## Given information
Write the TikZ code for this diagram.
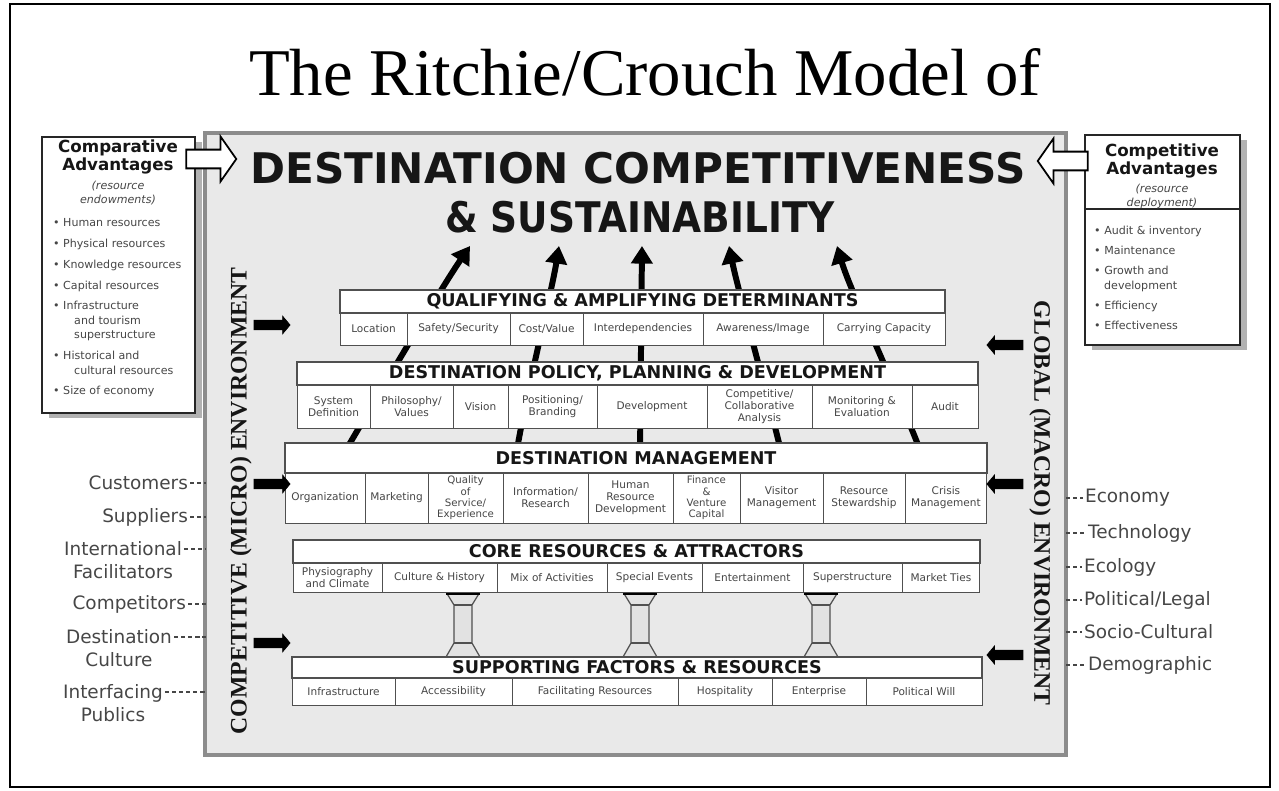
\documentclass[tikz,border=0pt]{standalone}
\usepackage{fontspec}
\setmainfont{Liberation Serif}
\setsansfont{DejaVu Sans}
\usetikzlibrary{arrows.meta, shapes.arrows, positioning, fit, shadows}
\definecolor{cPanel}{RGB}{233, 233, 233}
\definecolor{bPanel}{RGB}{140, 140, 140}
\definecolor{bRow}{RGB}{80, 80, 80}
\definecolor{tDark}{RGB}{22, 22, 22}
\definecolor{tGray}{RGB}{70, 70, 70}
\definecolor{cPillar}{RGB}{226, 226, 226}

\begin{document}
\begin{tikzpicture}[
    x=0.02cm, y=-0.02cm,
    font=\sffamily,
    panel/.style={draw=bPanel, fill=cPanel, line width=2.5pt, inner sep=0pt},
    hdr/.style={
        draw=bRow, fill=white, line width=0.8pt, inner sep=0pt, outer sep=0pt,
        font=\sffamily\bfseries\fontsize{10}{12}\selectfont, text=tDark
    },
    cell/.style={
        draw=bRow, fill=white, line width=0.5pt, inner sep=0pt, outer sep=0pt,
        minimum height=#1, align=center,
        font=\sffamily\fontsize{6}{6.8}\selectfont, text=tGray
    },
    sidebox/.style={
        draw=black!85, fill=white, line width=1.2pt, inner sep=0pt,
        general shadow={fill=gray!60, shadow xshift=4pt, shadow yshift=-3pt}
    },
    hollow/.style={
        single arrow, draw=black, fill=white, line width=1pt,
        minimum height=1cm, inner ysep=0.17cm, inner xsep=0pt,
        single arrow head extend=0.26cm, single arrow tip angle=110
    },
    sidearrow/.style={
        single arrow, fill=black, draw=black, minimum height=0.72cm,
        inner ysep=0.09cm, inner xsep=0pt,
        single arrow head extend=0.08cm, single arrow tip angle=100
    },
    bigarrow/.style={-{Triangle[length=10pt, width=12pt]}, line width=3.4pt, color=black},
    extlabel/.style={font=\sffamily\fontsize{10.5}{13}\selectfont, text=tGray, align=center, inner sep=1pt},
    dashline/.style={draw=tGray, line width=0.6pt, dash pattern=on 2.5pt off 1.5pt},
    envlabel/.style={font=\rmfamily\bfseries\fontsize{13.5}{16}\selectfont, text=tDark},
    pillar/.style={draw=bRow, fill=cPillar, line width=0.7pt, line join=round}
]
\useasboundingbox (0,0) rectangle (1279,791);
\draw[line width=1.5pt] (10,4) rectangle (1270,787);

\node[font=\rmfamily\fontsize{38}{44}\selectfont, anchor=base] (title) at (645,95) {The Ritchie/Crouch Model of};

% panel behind the model
\node[panel, fit={(205,133) (1066,755)}] (panel) {};

\node[font=\sffamily\bfseries\fontsize{24}{28}\selectfont, text=tDark, anchor=base] (dcs1) at (638,183) {DESTINATION COMPETITIVENESS};
\node[font=\sffamily\bfseries\fontsize{24}{28}\selectfont, text=tDark, anchor=base] (dcs2) at (640,232) {\scalebox{0.89}[1]{\& SUSTAINABILITY}};

% arrows up to the goal
\coordinate (s1) at (343,455); \coordinate (t1) at (470,246);
\coordinate (s2) at (516,455); \coordinate (t2) at (559,246);
\coordinate (s3) at (640,455); \coordinate (t3) at (642,246);
\coordinate (s4) at (782,455); \coordinate (t4) at (729,246);
\coordinate (s5) at (922,455); \coordinate (t5) at (837,246);
\draw[bigarrow] (s1) .. controls (390,375) and (440,290) .. (t1);
\draw[bigarrow] (s2) .. controls (528,385) and (552,290) .. (t2);
\draw[bigarrow] (s3) -- (t3);
\draw[bigarrow] (s4) .. controls (764,382) and (738,290) .. (t4);
\draw[bigarrow] (s5) .. controls (895,385) and (850,290) .. (t5);

% pillars
\draw[pillar] (446,592) -- (480,592) -- (472,605) -- (472,643) -- (480,657) -- (446,657) -- (454,643) -- (454,605) -- cycle;
\draw[pillar] (454,605) -- (472,605) (454,643) -- (472,643);
\draw[line width=2.5pt] (446,593) -- (480,593);
\draw[pillar] (623,592) -- (657,592) -- (649,605) -- (649,643) -- (657,657) -- (623,657) -- (631,643) -- (631,605) -- cycle;
\draw[pillar] (631,605) -- (649,605) (631,643) -- (649,643);
\draw[line width=2.5pt] (623,593) -- (657,593);
\draw[pillar] (804,592) -- (838,592) -- (830,605) -- (830,643) -- (838,657) -- (804,657) -- (812,643) -- (812,605) -- cycle;
\draw[pillar] (812,605) -- (830,605) (812,643) -- (830,643);
\draw[line width=2.5pt] (804,593) -- (838,593);

% Qualifying & Amplifying Determinants
\node[hdr, minimum width=12.1cm, minimum height=0.46cm] (qad) at (642.5,301.5) {QUALIFYING \& AMPLIFYING DETERMINANTS};
\node[cell=0.64cm, minimum width=1.34cm, anchor=north west] (qad1) at (qad.south west) {Location};
\node[cell=0.64cm, minimum width=2.06cm, right=0pt of qad1] (qad2) {Safety/Security};
\node[cell=0.64cm, minimum width=1.46cm, right=0pt of qad2] (qad3) {Cost/Value};
\node[cell=0.64cm, minimum width=2.4cm, right=0pt of qad3] (qad4) {Interdependencies};
\node[cell=0.64cm, minimum width=2.4cm, right=0pt of qad4] (qad5) {Awareness/Image};
\node[cell=0.64cm, minimum width=2.44cm, right=0pt of qad5] (qad6) {Carrying Capacity};

% Destination Policy, Planning & Development
\node[hdr, minimum width=13.62cm, minimum height=0.46cm] (dpp) at (637.5,373.5) {DESTINATION POLICY, PLANNING \& DEVELOPMENT};
\node[cell=0.86cm, minimum width=1.46cm, anchor=north west] (dpp1) at (dpp.south west) {System\\Definition};
\node[cell=0.86cm, minimum width=1.66cm, right=0pt of dpp1] (dpp2) {Philosophy/\\Values};
\node[cell=0.86cm, minimum width=1.1cm, right=0pt of dpp2] (dpp3) {Vision};
\node[cell=0.86cm, minimum width=1.78cm, right=0pt of dpp3] (dpp4) {Positioning/\\Branding};
\node[cell=0.86cm, minimum width=2.2cm, right=0pt of dpp4] (dpp5) {Development};
\node[cell=0.86cm, minimum width=2.1cm, right=0pt of dpp5] (dpp6) {Competitive/\\Collaborative\\Analysis};
\node[cell=0.86cm, minimum width=2.0cm, right=0pt of dpp6] (dpp7) {Monitoring \&\\Evaluation};
\node[cell=0.86cm, minimum width=1.32cm, right=0pt of dpp7] (dpp8) {Audit};

% Destination Management
\node[hdr, minimum width=14.04cm, minimum height=0.6cm] (dm) at (636,458) {DESTINATION MANAGEMENT};
\node[cell=1.0cm, minimum width=1.6cm, anchor=north west] (dm1) at (dm.south west) {Organization};
\node[cell=1.0cm, minimum width=1.26cm, right=0pt of dm1] (dm2) {Marketing};
\node[cell=1.0cm, minimum width=1.5cm, right=0pt of dm2, font=\sffamily\fontsize{5.8}{6.4}\selectfont] (dm3) {Quality\\of\\Service/\\Experience};
\node[cell=1.0cm, minimum width=1.7cm, right=0pt of dm3] (dm4) {Information/\\Research};
\node[cell=1.0cm, minimum width=1.7cm, right=0pt of dm4] (dm5) {Human\\Resource\\Development};
\node[cell=1.0cm, minimum width=1.34cm, right=0pt of dm5, font=\sffamily\fontsize{5.8}{6.4}\selectfont] (dm6) {Finance\\\&\\Venture\\Capital};
\node[cell=1.0cm, minimum width=1.66cm, right=0pt of dm6] (dm7) {Visitor\\Management};
\node[cell=1.0cm, minimum width=1.64cm, right=0pt of dm7] (dm8) {Resource\\Stewardship};
\node[cell=1.0cm, minimum width=1.64cm, right=0pt of dm8] (dm9) {Crisis\\Management};

% Core Resources & Attractors
\node[hdr, minimum width=13.74cm, minimum height=0.46cm] (cra) at (636.5,551.5) {CORE RESOURCES \& ATTRACTORS};
\node[cell=0.58cm, minimum width=1.78cm, anchor=north west] (cra1) at (cra.south west) {Physiography\\and Climate};
\node[cell=0.58cm, minimum width=2.3cm, right=0pt of cra1] (cra2) {Culture \& History};
\node[cell=0.58cm, minimum width=2.2cm, right=0pt of cra2] (cra3) {Mix of Activities};
\node[cell=0.58cm, minimum width=1.9cm, right=0pt of cra3] (cra4) {Special Events};
\node[cell=0.58cm, minimum width=2.02cm, right=0pt of cra4] (cra5) {Entertainment};
\node[cell=0.58cm, minimum width=1.98cm, right=0pt of cra5] (cra6) {Superstructure};
\node[cell=0.58cm, minimum width=1.56cm, right=0pt of cra6] (cra7) {Market Ties};

% Supporting Factors & Resources
\node[hdr, minimum width=13.8cm, minimum height=0.42cm] (sfr) at (637,667.5) {SUPPORTING FACTORS \& RESOURCES};
\node[cell=0.54cm, minimum width=2.06cm, anchor=north west] (sfr1) at (sfr.south west) {Infrastructure};
\node[cell=0.54cm, minimum width=2.34cm, right=0pt of sfr1] (sfr2) {Accessibility};
\node[cell=0.54cm, minimum width=3.32cm, right=0pt of sfr2] (sfr3) {Facilitating Resources};
\node[cell=0.54cm, minimum width=1.88cm, right=0pt of sfr3] (sfr4) {Hospitality};
\node[cell=0.54cm, minimum width=1.88cm, right=0pt of sfr4] (sfr5) {Enterprise};
\node[cell=0.54cm, minimum width=2.32cm, right=0pt of sfr5] (sfr6) {Political Will};

% environments
\node[envlabel, rotate=90] (micro) at (241,501) {COMPETITIVE (MICRO) ENVIRONMENT};
\node[envlabel, rotate=-90] (macro) at (1040,503) {GLOBAL (MACRO) ENVIRONMENT};

\node[sidearrow] (la1) at (270,325) {};
\node[sidearrow] (la2) at (270,484) {};
\node[sidearrow] (la3) at (270,643) {};
\node[sidearrow, shape border rotate=180] (ra1) at (1007,345) {};
\node[sidearrow, shape border rotate=180] (ra2) at (1007,484) {};
\node[sidearrow, shape border rotate=180] (ra3) at (1007,655) {};

% Comparative advantages
\node[sidebox, fit={(42,137) (195,413)}] (cbox) {};
\node[font=\sffamily\bfseries\fontsize{9.5}{10.5}\selectfont, text=tDark, align=center] (ctitle) at (118,157) {Comparative\\Advantages};
\node[font=\sffamily\itshape\fontsize{6.3}{8}\selectfont, text=tGray, align=center] (csub) at (118,193) {(resource\\endowments)};
\node[anchor=north west, font=\sffamily\fontsize{6.3}{8.2}\selectfont, text=tGray, align=left] (clist) at (47,212) {
    •\ Human resources\\[3.7pt]
    •\ Physical resources\\[3.7pt]
    •\ Knowledge resources\\[3.7pt]
    •\ Capital resources\\[3.7pt]
    •\ Infrastructure\\
    \hspace*{1.9em}and tourism\\
    \hspace*{1.9em}superstructure\\[3.7pt]
    •\ Historical and\\
    \hspace*{1.9em}cultural resources\\[3.7pt]
    •\ Size of economy
};

% Competitive advantages
\node[sidebox, fit={(1085,135) (1240,345)}] (kbox) {};
\coordinate (kdiv) at (1160,209);
\draw[black!85, line width=0.8pt] (kdiv -| kbox.west) -- (kdiv -| kbox.east);
\node[font=\sffamily\bfseries\fontsize{9.5}{10.5}\selectfont, text=tDark, align=center] (ktitle) at (1162,161) {Competitive\\Advantages};
\node[font=\sffamily\itshape\fontsize{6.3}{8}\selectfont, text=tGray, align=center] (ksub) at (1162,196) {(resource\\deployment)};
\node[anchor=north west, font=\sffamily\fontsize{6.3}{8.2}\selectfont, text=tGray, align=left] (klist) at (1088,220) {
    •\ Audit \& inventory\\[3.2pt]
    •\ Maintenance\\[3.2pt]
    •\ Growth and\\
    \hspace*{0.9em}development\\[3.2pt]
    •\ Efficiency\\[3.2pt]
    •\ Effectiveness
};

\node[hollow] (carr) at (208,159) {};
\node[hollow, shape border rotate=180] (karr) at (1066,161) {};

% micro environment players
\node[extlabel, anchor=east] (cust) at (190,483) {Customers};
\node[extlabel, anchor=east] (supp) at (190,517) {Suppliers};
\node[extlabel] (intl) at (123,560) {International\\Facilitators};
\node[extlabel, anchor=east] (comp) at (188,604) {Competitors};
\node[extlabel] (dest) at (119,648) {Destination\\Culture};
\node[extlabel] (ipub) at (113,703) {Interfacing\\Publics};
\coordinate (lcust) at (206,483);
\coordinate (lsupp) at (206,517);
\coordinate (lintl) at (206,549);
\coordinate (lcomp) at (206,604);
\coordinate (ldest) at (206,637);
\coordinate (lipub) at (206,692);
\draw[dashline] (lcust -| cust.east) -- (lcust);
\draw[dashline] (lsupp -| supp.east) -- (lsupp);
\draw[dashline] (lintl -| intl.east) -- (lintl);
\draw[dashline] (lcomp -| comp.east) -- (lcomp);
\draw[dashline] (ldest -| dest.east) -- (ldest);
\draw[dashline] (lipub -| ipub.east) -- (lipub);

% macro environment forces
\node[extlabel, anchor=west] (econ) at (1083,498) {Economy};
\node[extlabel, anchor=west] (tech) at (1086,533) {Technology};
\node[extlabel, anchor=west] (ecol) at (1082,567) {Ecology};
\node[extlabel, anchor=west] (poli) at (1082,600) {Political/Legal};
\node[extlabel, anchor=west] (soci) at (1082,632) {Socio-Cultural};
\node[extlabel, anchor=west] (demo) at (1086,665) {Demographic};
\coordinate (recon) at (1066,498);
\coordinate (rtech) at (1066,533);
\coordinate (recol) at (1066,567);
\coordinate (rpoli) at (1066,600);
\coordinate (rsoci) at (1066,632);
\coordinate (rdemo) at (1066,665);
\draw[dashline] (recon) -- (recon -| econ.west);
\draw[dashline] (rtech) -- (rtech -| tech.west);
\draw[dashline] (recol) -- (recol -| ecol.west);
\draw[dashline] (rpoli) -- (rpoli -| poli.west);
\draw[dashline] (rsoci) -- (rsoci -| soci.west);
\draw[dashline] (rdemo) -- (rdemo -| demo.west);

\end{tikzpicture}
\end{document}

## Your objective
Exactly as written, please give again the lines from the beginning of the listing through the line containing "(10,4) rectangle (1270,787);", inclusive, without any pictures.

## Result of the task
Write the TikZ code for this diagram.
\documentclass[tikz,border=0pt]{standalone}
\usepackage{fontspec}
\setmainfont{Liberation Serif}
\setsansfont{DejaVu Sans}
\usetikzlibrary{arrows.meta, shapes.arrows, positioning, fit, shadows}
\definecolor{cPanel}{RGB}{233, 233, 233}
\definecolor{bPanel}{RGB}{140, 140, 140}
\definecolor{bRow}{RGB}{80, 80, 80}
\definecolor{tDark}{RGB}{22, 22, 22}
\definecolor{tGray}{RGB}{70, 70, 70}
\definecolor{cPillar}{RGB}{226, 226, 226}

\begin{document}
\begin{tikzpicture}[
    x=0.02cm, y=-0.02cm,
    font=\sffamily,
    panel/.style={draw=bPanel, fill=cPanel, line width=2.5pt, inner sep=0pt},
    hdr/.style={
        draw=bRow, fill=white, line width=0.8pt, inner sep=0pt, outer sep=0pt,
        font=\sffamily\bfseries\fontsize{10}{12}\selectfont, text=tDark
    },
    cell/.style={
        draw=bRow, fill=white, line width=0.5pt, inner sep=0pt, outer sep=0pt,
        minimum height=#1, align=center,
        font=\sffamily\fontsize{6}{6.8}\selectfont, text=tGray
    },
    sidebox/.style={
        draw=black!85, fill=white, line width=1.2pt, inner sep=0pt,
        general shadow={fill=gray!60, shadow xshift=4pt, shadow yshift=-3pt}
    },
    hollow/.style={
        single arrow, draw=black, fill=white, line width=1pt,
        minimum height=1cm, inner ysep=0.17cm, inner xsep=0pt,
        single arrow head extend=0.26cm, single arrow tip angle=110
    },
    sidearrow/.style={
        single arrow, fill=black, draw=black, minimum height=0.72cm,
        inner ysep=0.09cm, inner xsep=0pt,
        single arrow head extend=0.08cm, single arrow tip angle=100
    },
    bigarrow/.style={-{Triangle[length=10pt, width=12pt]}, line width=3.4pt, color=black},
    extlabel/.style={font=\sffamily\fontsize{10.5}{13}\selectfont, text=tGray, align=center, inner sep=1pt},
    dashline/.style={draw=tGray, line width=0.6pt, dash pattern=on 2.5pt off 1.5pt},
    envlabel/.style={font=\rmfamily\bfseries\fontsize{13.5}{16}\selectfont, text=tDark},
    pillar/.style={draw=bRow, fill=cPillar, line width=0.7pt, line join=round}
]
\useasboundingbox (0,0) rectangle (1279,791);
\draw[line width=1.5pt] (10,4) rectangle (1270,787);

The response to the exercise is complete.